Criticizing Your Own Side
By Arnold Kling
Mark Thoma thinks that pundits on the left are more willing to criticize their own team than pundits on the right. My guess is that people on the right think it’s the other way around. If so, then let me propose an explanation.
I think that when pundits criticize someone from their own team, it is usually complaining that the politician is too moderate or too ineffectual. That is, leftwing pundits criticize President Obama either for not following policies that are further to the left or for not championing left-oriented policies more strongly. Similarly, pundits on the right criticized President Bush for not following policies that were further to the right or for doing a poor job of articulating right-wing philosophy.
These sorts of criticisms are difficult for the other side to notice. It may be hard for someone on the right to think it is a big deal when a liberal politician is being criticized from the left. And those on the left do not always notice when a conservative politician is being criticized from the right. I mean, you may notice such a criticism, but you don’t “count it” as a criticism, because it’s the opposite of the criticism that you would make from the other side.

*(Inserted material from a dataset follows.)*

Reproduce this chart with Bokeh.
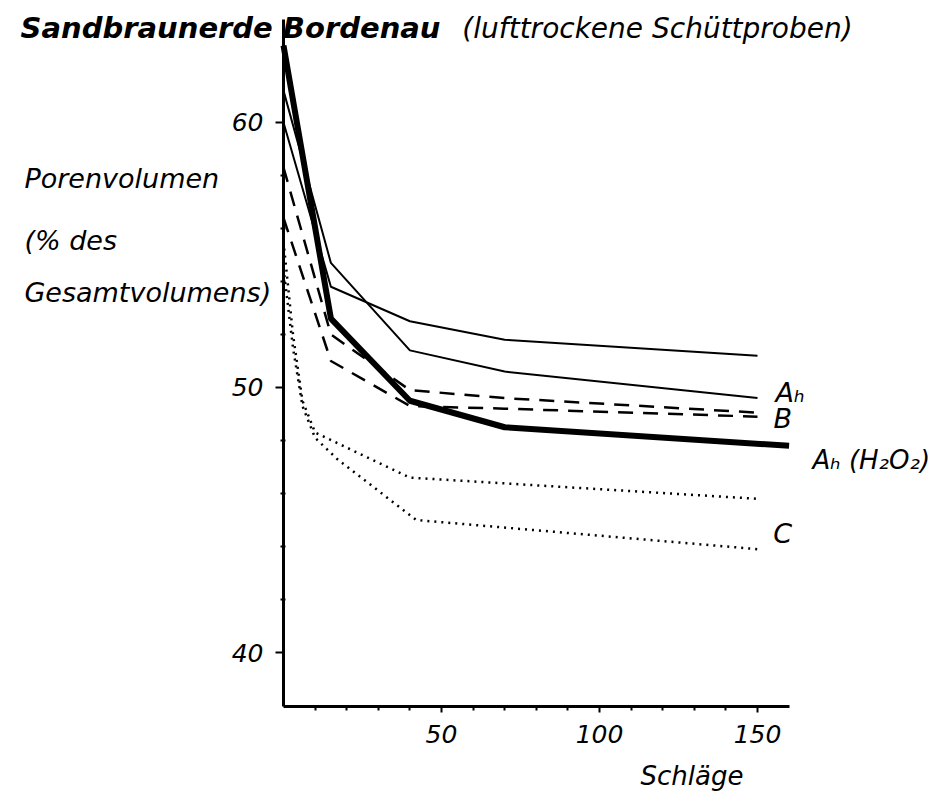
from bokeh.plotting import figure
from bokeh.models import Range1d, FixedTicker, Label
from bokeh.embed import file_html
from bokeh.resources import INLINE

# ---- data ----
x_main = [0, 15, 40, 70, 150]
ah_upper = [60.0, 53.8, 52.5, 51.8, 51.2]
ah_lower = [61.2, 54.7, 51.4, 50.6, 49.6]
x_h2o2 = [0, 15, 40, 70, 160]
ah_h2o2 = [62.9, 52.6, 49.5, 48.5, 47.8]
b_upper = [58.3, 52.0, 49.9, 49.6, 49.05]
b_lower = [56.4, 51.0, 49.3, 49.2, 48.9]
x_c_upper = [0, 3, 6, 10, 40, 150]
c_upper = [55.5, 52.0, 49.5, 48.3, 46.6, 45.8]
x_c_lower = [0, 3, 6, 10, 17, 42, 150]
c_lower = [54.5, 51.5, 49.3, 48.1, 47.3, 45.0, 43.9]

y_major = [40, 50, 60]
y_minor = [42, 44, 46, 48, 52, 54, 56, 58]
x_major = [50, 100, 150]
x_minor = [10, 20, 30, 40, 60, 70, 80, 90, 110, 120, 130, 140]

FONT = "DejaVu Sans"
Y_BOTTOM = 37.96

p = figure(width=936, height=792, output_backend="svg", toolbar_location=None,
           x_range=Range1d(-89.56, 206.65), y_range=Range1d(34.72, 64.60),
           min_border_left=0, min_border_right=0, min_border_top=0, min_border_bottom=0)
p.outline_line_color = None
p.xgrid.visible = False
p.ygrid.visible = False
p.background_fill_color = "white"
p.border_fill_color = "white"

# axes (placed inside the frame at the data origin)
xa = p.xaxis[0]
xa.fixed_location = Y_BOTTOM
xa.bounds = (0, 160)
xa.ticker = FixedTicker(ticks=x_major, minor_ticks=x_minor)
xa.axis_line_width = 3
xa.axis_line_color = "black"
xa.major_tick_out = 6
xa.major_tick_in = 0
xa.minor_tick_out = 4
xa.minor_tick_in = 0
xa.major_tick_line_width = 2
xa.minor_tick_line_width = 2
xa.major_label_text_font = FONT
xa.major_label_text_font_style = "italic"
xa.major_label_text_font_size = "25px"
xa.major_label_text_color = "black"
xa.major_label_standoff = 12

ya = p.yaxis[0]
ya.fixed_location = 0
ya.bounds = (Y_BOTTOM, 63.9)
ya.ticker = FixedTicker(ticks=y_major, minor_ticks=y_minor)
ya.axis_line_width = 3
ya.axis_line_color = "black"
ya.major_tick_out = 8
ya.major_tick_in = 0
ya.minor_tick_out = 3
ya.minor_tick_in = 2
ya.major_tick_line_width = 2
ya.minor_tick_line_width = 2
ya.major_label_text_font = FONT
ya.major_label_text_font_style = "italic"
ya.major_label_text_font_size = "25px"
ya.major_label_text_color = "black"
ya.major_label_standoff = 12

# curves
p.line(x_main, ah_upper, line_color="black", line_width=2)
p.line(x_main, ah_lower, line_color="black", line_width=2)
p.line(x_h2o2, ah_h2o2, line_color="black", line_width=6, line_join="round")
p.line(x_main, b_upper, line_color="black", line_width=2.5, line_dash="15 10")
p.line(x_main, b_lower, line_color="black", line_width=2.5, line_dash="15 10")
p.line(x_c_upper, c_upper, line_color="black", line_width=2.5, line_dash="2 5")
p.line(x_c_lower, c_lower, line_color="black", line_width=2.5, line_dash="2 5")

def lab(x, y, text, size, style="italic", align="left", baseline="alphabetic"):
    p.add_layout(Label(x=x, y=y, text=text, text_font=FONT, text_font_style=style,
                       text_font_size=size, text_color="black",
                       text_align=align, text_baseline=baseline))

# series labels
lab(155.7, 49.81, "Aₕ", "27px")
lab(155.1, 48.83, "B", "27px")
lab(167.4, 47.28, "Aₕ (H₂O₂)", "26px")
lab(155.0, 44.49, "C", "27px")

# axis titles
lab(-82.0, 57.89, "Porenvolumen", "27px")
lab(-82.0, 55.55, "(% des", "27px")
lab(-82.0, 53.58, "Gesamtvolumens)", "27px")
lab(113.0, 35.36, "Schläge", "26px")

# title
lab(-83.2, 63.55, "Sandbraunerde Bordenau", "29px", style="bold italic")
lab(56.6, 63.55, "(lufttrockene Schüttproben)", "28px")

open("out.html", "w").write(file_html(p, INLINE))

Of course, what would really be interesting would be a pundit on the left criticizing a liberal politician’s liberal policies, or a pundit on the right criticizing a conservative politician’s conservative policies. I believe those instances are relatively rare. One example might be the Washington Post editorial page, which has criticized the domination of the teachers’ unions in Maryland politics. Another example would be conservative pundits who have criticized Grover Norquist for his strict stance against any tax increases.